» EXERCISE REQUIREMENTS:
Transcribe the material verbatim in full; the pictures do not belong in the copy.

» SUPPLIED INFORMATION:

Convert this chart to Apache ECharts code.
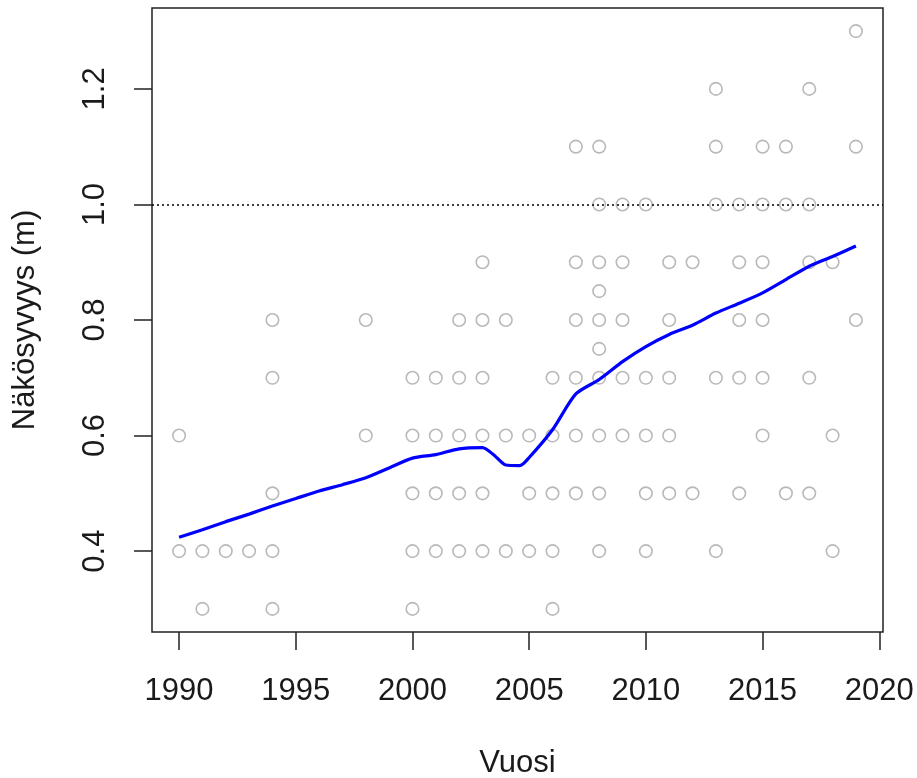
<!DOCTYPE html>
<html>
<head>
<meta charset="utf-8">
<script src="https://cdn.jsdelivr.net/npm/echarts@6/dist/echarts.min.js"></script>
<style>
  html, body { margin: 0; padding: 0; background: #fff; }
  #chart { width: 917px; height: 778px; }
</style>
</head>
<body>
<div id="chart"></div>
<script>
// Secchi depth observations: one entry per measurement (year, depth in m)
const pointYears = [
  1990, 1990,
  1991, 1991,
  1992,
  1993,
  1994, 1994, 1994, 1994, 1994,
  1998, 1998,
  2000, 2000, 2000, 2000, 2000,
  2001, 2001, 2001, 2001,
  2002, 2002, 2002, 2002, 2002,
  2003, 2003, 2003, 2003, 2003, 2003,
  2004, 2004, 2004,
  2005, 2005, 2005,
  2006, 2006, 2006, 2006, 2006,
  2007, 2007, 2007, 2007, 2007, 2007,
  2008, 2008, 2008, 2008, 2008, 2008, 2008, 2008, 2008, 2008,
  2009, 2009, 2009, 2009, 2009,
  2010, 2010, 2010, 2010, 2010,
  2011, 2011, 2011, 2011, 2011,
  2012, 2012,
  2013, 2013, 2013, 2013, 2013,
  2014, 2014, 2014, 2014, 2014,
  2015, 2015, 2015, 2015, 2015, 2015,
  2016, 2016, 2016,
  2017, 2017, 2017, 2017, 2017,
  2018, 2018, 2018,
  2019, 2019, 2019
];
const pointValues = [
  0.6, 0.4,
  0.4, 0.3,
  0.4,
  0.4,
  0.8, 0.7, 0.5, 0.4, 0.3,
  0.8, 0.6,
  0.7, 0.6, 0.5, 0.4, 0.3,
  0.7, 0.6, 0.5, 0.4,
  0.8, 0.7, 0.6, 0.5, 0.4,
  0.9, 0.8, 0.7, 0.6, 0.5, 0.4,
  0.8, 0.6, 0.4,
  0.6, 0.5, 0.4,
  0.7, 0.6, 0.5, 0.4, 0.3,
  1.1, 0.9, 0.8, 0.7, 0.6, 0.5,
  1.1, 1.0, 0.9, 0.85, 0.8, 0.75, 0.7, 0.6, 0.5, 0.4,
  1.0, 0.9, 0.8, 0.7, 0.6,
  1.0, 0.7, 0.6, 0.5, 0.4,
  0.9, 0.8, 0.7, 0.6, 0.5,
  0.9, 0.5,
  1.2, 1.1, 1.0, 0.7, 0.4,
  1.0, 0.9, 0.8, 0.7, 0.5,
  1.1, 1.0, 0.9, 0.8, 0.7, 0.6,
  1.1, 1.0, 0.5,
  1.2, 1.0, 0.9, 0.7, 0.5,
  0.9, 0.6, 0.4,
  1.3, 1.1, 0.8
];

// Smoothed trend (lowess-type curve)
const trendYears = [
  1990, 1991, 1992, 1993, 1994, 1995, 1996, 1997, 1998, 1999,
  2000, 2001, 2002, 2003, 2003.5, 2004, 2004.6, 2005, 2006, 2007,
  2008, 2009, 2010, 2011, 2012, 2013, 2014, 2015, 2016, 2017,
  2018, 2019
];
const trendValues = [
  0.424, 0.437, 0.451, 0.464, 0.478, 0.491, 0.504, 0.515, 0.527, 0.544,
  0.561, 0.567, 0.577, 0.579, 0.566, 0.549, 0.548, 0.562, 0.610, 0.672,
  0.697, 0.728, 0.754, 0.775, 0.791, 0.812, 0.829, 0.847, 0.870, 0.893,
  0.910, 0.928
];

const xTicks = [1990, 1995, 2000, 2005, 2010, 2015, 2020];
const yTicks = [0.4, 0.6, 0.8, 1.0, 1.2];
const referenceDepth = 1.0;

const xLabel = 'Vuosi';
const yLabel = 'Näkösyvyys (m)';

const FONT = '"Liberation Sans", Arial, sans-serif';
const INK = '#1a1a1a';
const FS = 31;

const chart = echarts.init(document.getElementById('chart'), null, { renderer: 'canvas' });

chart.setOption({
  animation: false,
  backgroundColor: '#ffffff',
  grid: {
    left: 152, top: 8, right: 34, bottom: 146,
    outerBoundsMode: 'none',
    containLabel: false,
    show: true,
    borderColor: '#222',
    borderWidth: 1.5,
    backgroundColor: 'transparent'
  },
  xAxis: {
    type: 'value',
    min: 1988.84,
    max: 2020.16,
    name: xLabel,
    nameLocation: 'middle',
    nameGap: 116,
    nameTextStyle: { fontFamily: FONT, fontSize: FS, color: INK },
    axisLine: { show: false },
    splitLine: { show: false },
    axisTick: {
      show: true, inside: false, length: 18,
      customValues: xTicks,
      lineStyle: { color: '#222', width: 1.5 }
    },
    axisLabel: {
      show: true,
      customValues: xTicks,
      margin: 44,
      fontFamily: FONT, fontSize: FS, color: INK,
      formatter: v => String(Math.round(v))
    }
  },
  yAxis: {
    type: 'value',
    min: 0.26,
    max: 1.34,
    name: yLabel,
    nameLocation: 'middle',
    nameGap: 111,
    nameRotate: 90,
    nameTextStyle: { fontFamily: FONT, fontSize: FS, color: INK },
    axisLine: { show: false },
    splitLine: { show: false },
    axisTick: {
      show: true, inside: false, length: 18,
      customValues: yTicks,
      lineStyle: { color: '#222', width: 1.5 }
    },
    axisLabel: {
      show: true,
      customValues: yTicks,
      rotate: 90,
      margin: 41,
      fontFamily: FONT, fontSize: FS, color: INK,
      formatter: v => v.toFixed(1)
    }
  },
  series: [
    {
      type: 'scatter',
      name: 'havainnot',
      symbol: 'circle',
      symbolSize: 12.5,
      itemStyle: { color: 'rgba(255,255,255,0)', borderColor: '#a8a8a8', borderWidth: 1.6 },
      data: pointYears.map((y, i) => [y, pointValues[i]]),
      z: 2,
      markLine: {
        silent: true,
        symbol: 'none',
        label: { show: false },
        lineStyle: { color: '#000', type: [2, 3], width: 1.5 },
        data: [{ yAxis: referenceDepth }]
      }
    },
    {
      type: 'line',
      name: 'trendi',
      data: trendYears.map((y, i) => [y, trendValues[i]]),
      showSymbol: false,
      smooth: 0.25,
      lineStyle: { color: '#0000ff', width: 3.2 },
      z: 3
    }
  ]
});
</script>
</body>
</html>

» SOLUTION FOR THIS PROBLEM:
Convert this chart to Apache ECharts code.
<!DOCTYPE html>
<html>
<head>
<meta charset="utf-8">
<script src="https://cdn.jsdelivr.net/npm/echarts@6/dist/echarts.min.js"></script>
<style>
  html, body { margin: 0; padding: 0; background: #fff; }
  #chart { width: 917px; height: 778px; }
</style>
</head>
<body>
<div id="chart"></div>
<script>
// Secchi depth observations: one entry per measurement (year, depth in m)
const pointYears = [
  1990, 1990,
  1991, 1991,
  1992,
  1993,
  1994, 1994, 1994, 1994, 1994,
  1998, 1998,
  2000, 2000, 2000, 2000, 2000,
  2001, 2001, 2001, 2001,
  2002, 2002, 2002, 2002, 2002,
  2003, 2003, 2003, 2003, 2003, 2003,
  2004, 2004, 2004,
  2005, 2005, 2005,
  2006, 2006, 2006, 2006, 2006,
  2007, 2007, 2007, 2007, 2007, 2007,
  2008, 2008, 2008, 2008, 2008, 2008, 2008, 2008, 2008, 2008,
  2009, 2009, 2009, 2009, 2009,
  2010, 2010, 2010, 2010, 2010,
  2011, 2011, 2011, 2011, 2011,
  2012, 2012,
  2013, 2013, 2013, 2013, 2013,
  2014, 2014, 2014, 2014, 2014,
  2015, 2015, 2015, 2015, 2015, 2015,
  2016, 2016, 2016,
  2017, 2017, 2017, 2017, 2017,
  2018, 2018, 2018,
  2019, 2019, 2019
];
const pointValues = [
  0.6, 0.4,
  0.4, 0.3,
  0.4,
  0.4,
  0.8, 0.7, 0.5, 0.4, 0.3,
  0.8, 0.6,
  0.7, 0.6, 0.5, 0.4, 0.3,
  0.7, 0.6, 0.5, 0.4,
  0.8, 0.7, 0.6, 0.5, 0.4,
  0.9, 0.8, 0.7, 0.6, 0.5, 0.4,
  0.8, 0.6, 0.4,
  0.6, 0.5, 0.4,
  0.7, 0.6, 0.5, 0.4, 0.3,
  1.1, 0.9, 0.8, 0.7, 0.6, 0.5,
  1.1, 1.0, 0.9, 0.85, 0.8, 0.75, 0.7, 0.6, 0.5, 0.4,
  1.0, 0.9, 0.8, 0.7, 0.6,
  1.0, 0.7, 0.6, 0.5, 0.4,
  0.9, 0.8, 0.7, 0.6, 0.5,
  0.9, 0.5,
  1.2, 1.1, 1.0, 0.7, 0.4,
  1.0, 0.9, 0.8, 0.7, 0.5,
  1.1, 1.0, 0.9, 0.8, 0.7, 0.6,
  1.1, 1.0, 0.5,
  1.2, 1.0, 0.9, 0.7, 0.5,
  0.9, 0.6, 0.4,
  1.3, 1.1, 0.8
];

// Smoothed trend (lowess-type curve)
const trendYears = [
  1990, 1991, 1992, 1993, 1994, 1995, 1996, 1997, 1998, 1999,
  2000, 2001, 2002, 2003, 2003.5, 2004, 2004.6, 2005, 2006, 2007,
  2008, 2009, 2010, 2011, 2012, 2013, 2014, 2015, 2016, 2017,
  2018, 2019
];
const trendValues = [
  0.424, 0.437, 0.451, 0.464, 0.478, 0.491, 0.504, 0.515, 0.527, 0.544,
  0.561, 0.567, 0.577, 0.579, 0.566, 0.549, 0.548, 0.562, 0.610, 0.672,
  0.697, 0.728, 0.754, 0.775, 0.791, 0.812, 0.829, 0.847, 0.870, 0.893,
  0.910, 0.928
];

const xTicks = [1990, 1995, 2000, 2005, 2010, 2015, 2020];
const yTicks = [0.4, 0.6, 0.8, 1.0, 1.2];
const referenceDepth = 1.0;

const xLabel = 'Vuosi';
const yLabel = 'Näkösyvyys (m)';

const FONT = '"Liberation Sans", Arial, sans-serif';
const INK = '#1a1a1a';
const FS = 31;

const chart = echarts.init(document.getElementById('chart'), null, { renderer: 'canvas' });

chart.setOption({
  animation: false,
  backgroundColor: '#ffffff',
  grid: {
    left: 152, top: 8, right: 34, bottom: 146,
    outerBoundsMode: 'none',
    containLabel: false,
    show: true,
    borderColor: '#222',
    borderWidth: 1.5,
    backgroundColor: 'transparent'
  },
  xAxis: {
    type: 'value',
    min: 1988.84,
    max: 2020.16,
    name: xLabel,
    nameLocation: 'middle',
    nameGap: 116,
    nameTextStyle: { fontFamily: FONT, fontSize: FS, color: INK },
    axisLine: { show: false },
    splitLine: { show: false },
    axisTick: {
      show: true, inside: false, length: 18,
      customValues: xTicks,
      lineStyle: { color: '#222', width: 1.5 }
    },
    axisLabel: {
      show: true,
      customValues: xTicks,
      margin: 44,
      fontFamily: FONT, fontSize: FS, color: INK,
      formatter: v => String(Math.round(v))
    }
  },
  yAxis: {
    type: 'value',
    min: 0.26,
    max: 1.34,
    name: yLabel,
    nameLocation: 'middle',
    nameGap: 111,
    nameRotate: 90,
    nameTextStyle: { fontFamily: FONT, fontSize: FS, color: INK },
    axisLine: { show: false },
    splitLine: { show: false },
    axisTick: {
      show: true, inside: false, length: 18,
      customValues: yTicks,
      lineStyle: { color: '#222', width: 1.5 }
    },
    axisLabel: {
      show: true,
      customValues: yTicks,
      rotate: 90,
      margin: 41,
      fontFamily: FONT, fontSize: FS, color: INK,
      formatter: v => v.toFixed(1)
    }
  },
  series: [
    {
      type: 'scatter',
      name: 'havainnot',
      symbol: 'circle',
      symbolSize: 12.5,
      itemStyle: { color: 'rgba(255,255,255,0)', borderColor: '#a8a8a8', borderWidth: 1.6 },
      data: pointYears.map((y, i) => [y, pointValues[i]]),
      z: 2,
      markLine: {
        silent: true,
        symbol: 'none',
        label: { show: false },
        lineStyle: { color: '#000', type: [2, 3], width: 1.5 },
        data: [{ yAxis: referenceDepth }]
      }
    },
    {
      type: 'line',
      name: 'trendi',
      data: trendYears.map((y, i) => [y, trendValues[i]]),
      showSymbol: false,
      smooth: 0.25,
      lineStyle: { color: '#0000ff', width: 3.2 },
      z: 3
    }
  ]
});
</script>
</body>
</html>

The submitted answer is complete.